Facebook’s smart display is here… but the Facebook Portal isn’t really the Amazon Echo competitor many folks had been expecting. In fact, Facebook is using Amazon’s Alexa digital assistant to power voice controls — so this is more of a collaboration with Amazon than a competition.
You can talk to the device by saying “Hey Portal,” and then use it to stream music, watch videos, get answers to questions, or set reminders. But really the whole point of Portal is to give you a new way to use Facebook Messenger to make video calls.
Facebook says Portal offers a more immersive experience thanks to its large screens, and uses AI to keep you in the shot and in focus as you move around.
Really, Portal seems as much like a household version of a video conferencing system as it does a smart speaker or smart display.
Two models are up for pre-order today and both should begin shipping in November. The Facebook Portal is a $199 model with a 10 inch, 1280 x 800 pixel display while the Portal+ is a $349 version with a 15 inch, 1920 x 1080 pixel display.
Facebook is also offering a $100 discount when you buy any two Portal devices at once. The video chat machines are up for pre-order at portal.facebook.com, and they should hit Amazon and Best Buy soon as well.
So why use Portal instead of just firing up Facebook Messenger on your phone? You get a bigger display and hands-free controls. But I think the key selling point is probably the “smart camera” and “smart sound” technology.
Facebook says the camera “automatically pans and zooms to keep everyone in view” even if you’re moving around a room. It can detect multiple people and use a wide shot. If only a single person is speaking, it can zoom in to make sure you take up most of the frame.
The smart sound feature, meanwhile, “minimizes background noise and enhances the voice of whoever is talking.”
In addition to simply allowing you to make voice and video calls, Portal supports augmented reality, allowing you to apply Snapchat-like real-time filters to your video calls.
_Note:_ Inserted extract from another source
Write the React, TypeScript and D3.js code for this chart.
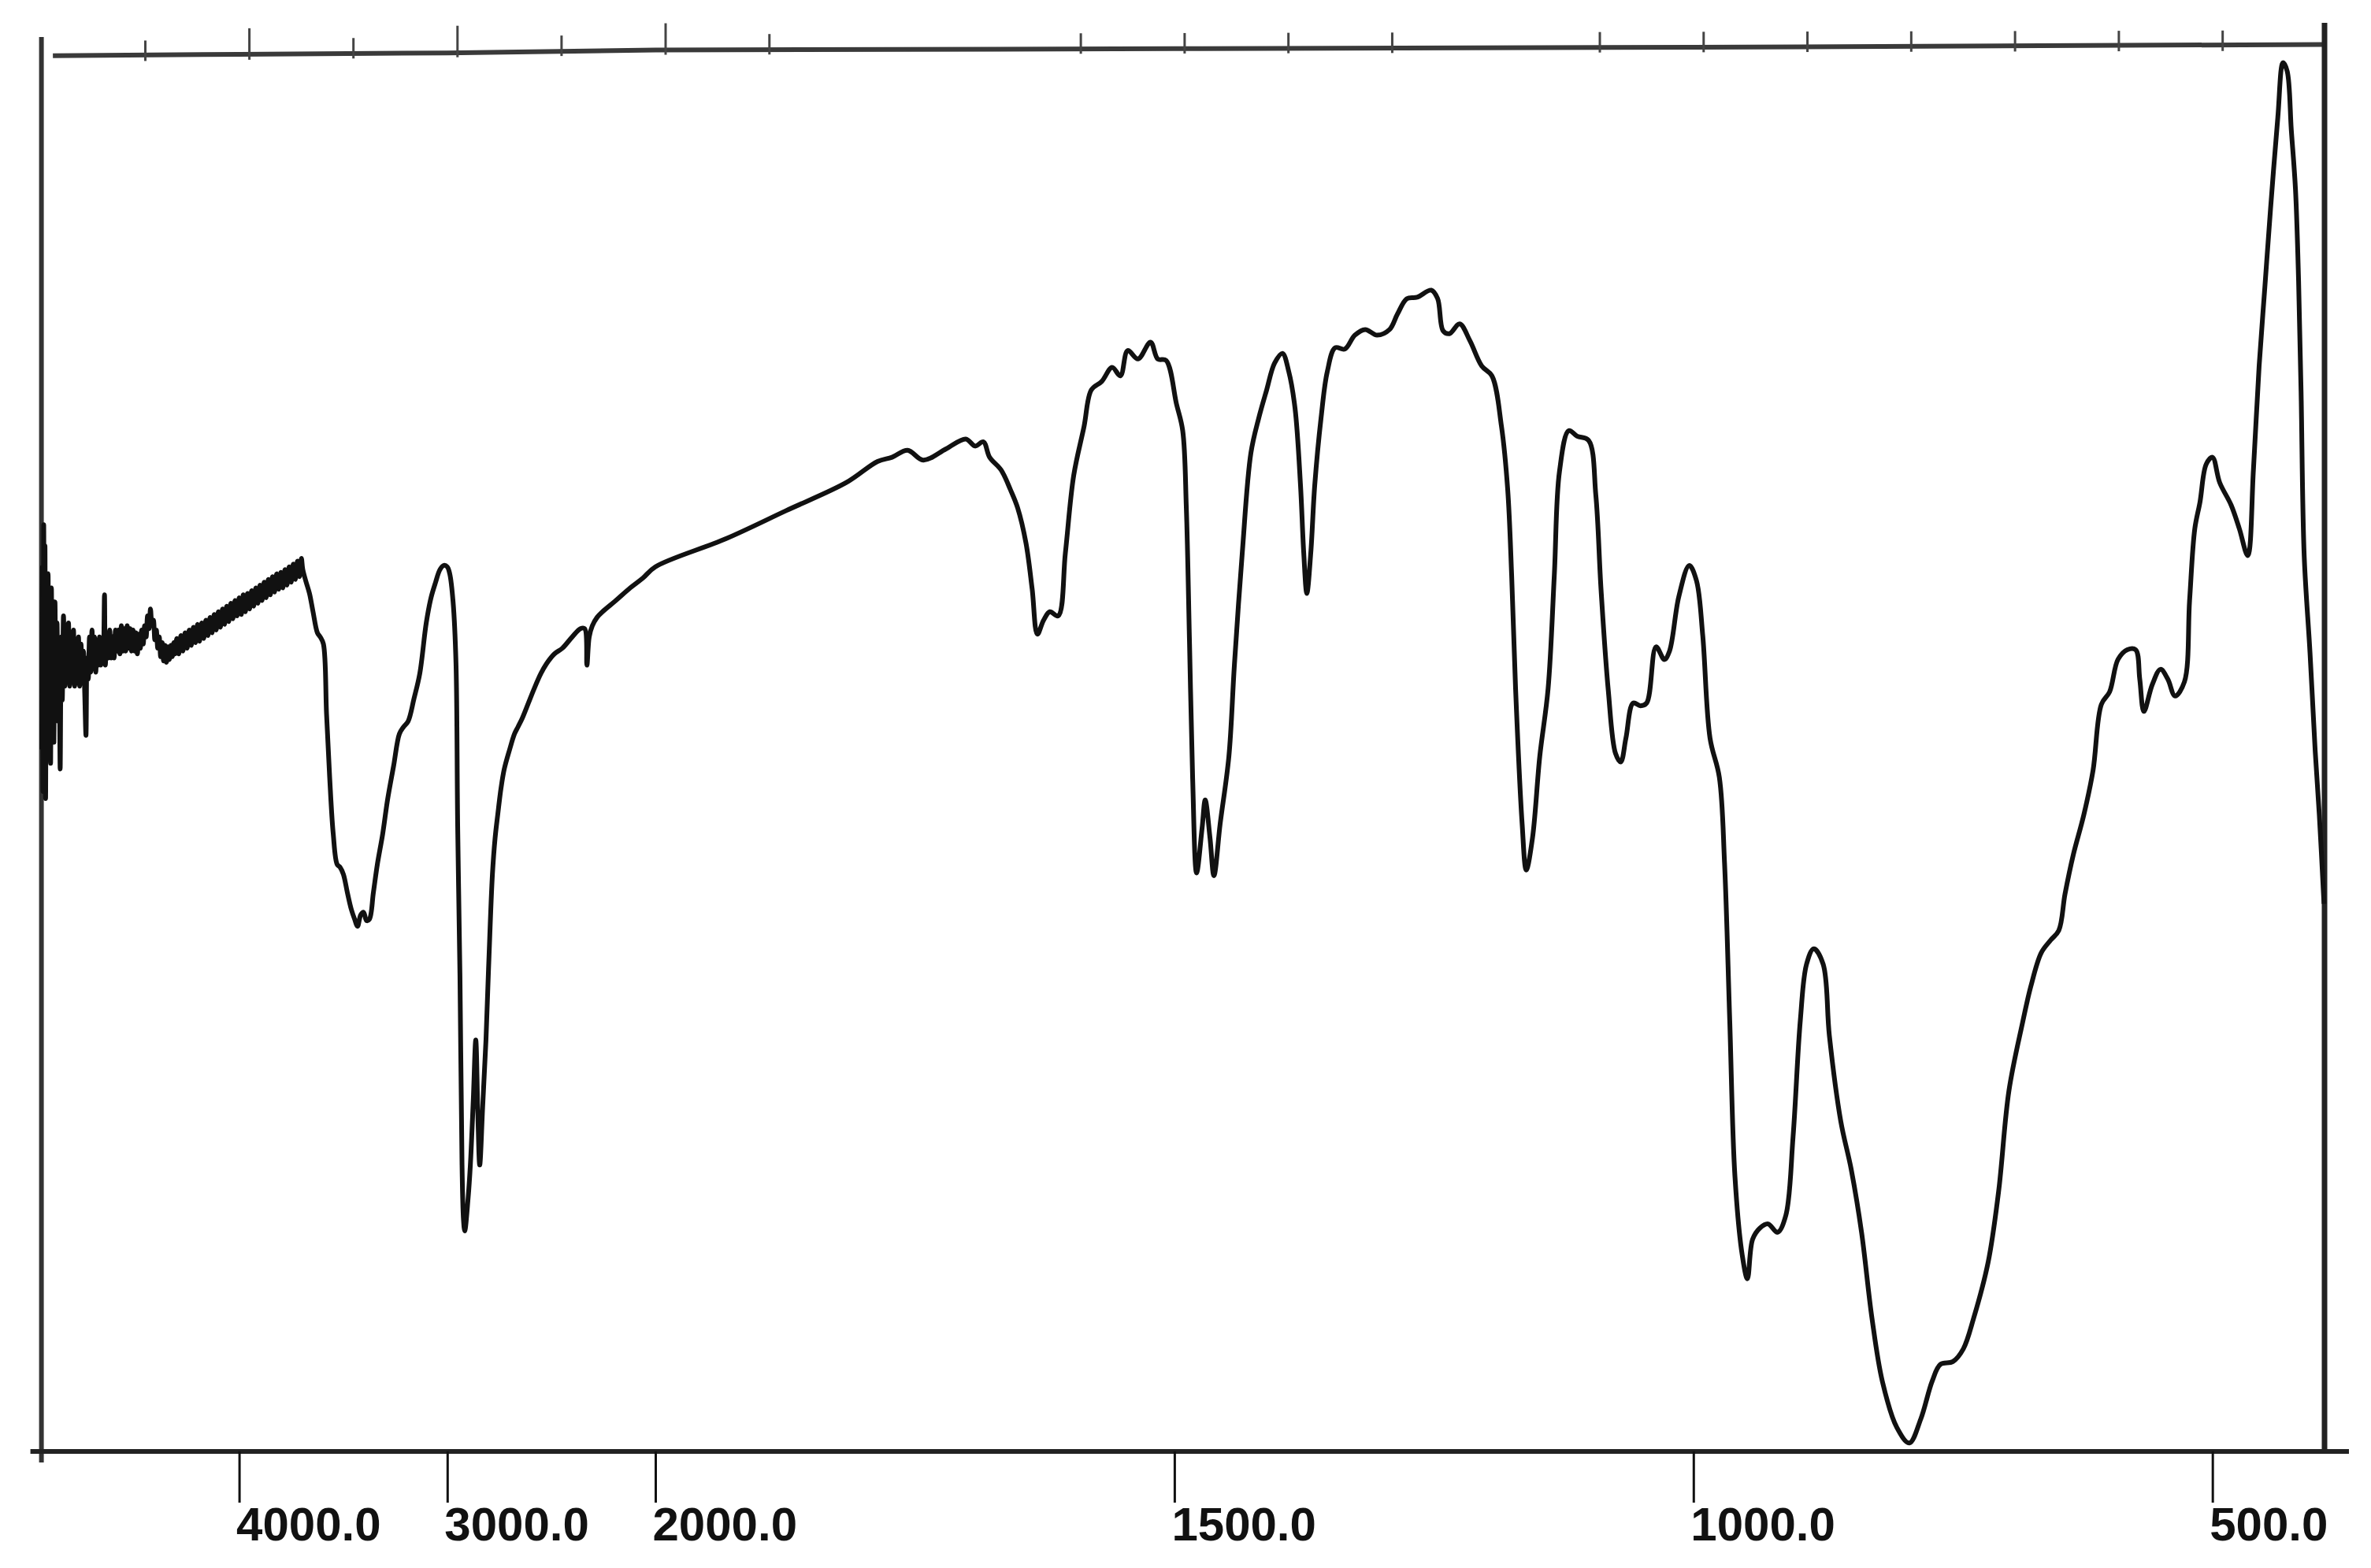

And there’s a “Story Time” feature that lets you read stories while applying sound effects (which could kind of cool for traveling parents who want to read a bed time story to their young ones from afar).
Other features include support for streaming music from Pandora, Spotify, and iHeartRadio and videos from Facebook Watch, Food Network, Newsy, and more services (to be announced).
Given that Facebook doesn’t have the best track record for protecting its users’ privacy, the company realizes that asking customers to put an always-on mic and camera in your home might be a tough sell. Facebook reportedly delayed the launch of the Portal to address privacy concerns, and now the company says the Portal and Portal+ will both ship with a camera cover and a one-tap option to disable the camera and mic. You can also restrict access to the device by requiring a four to 12 digit passcode.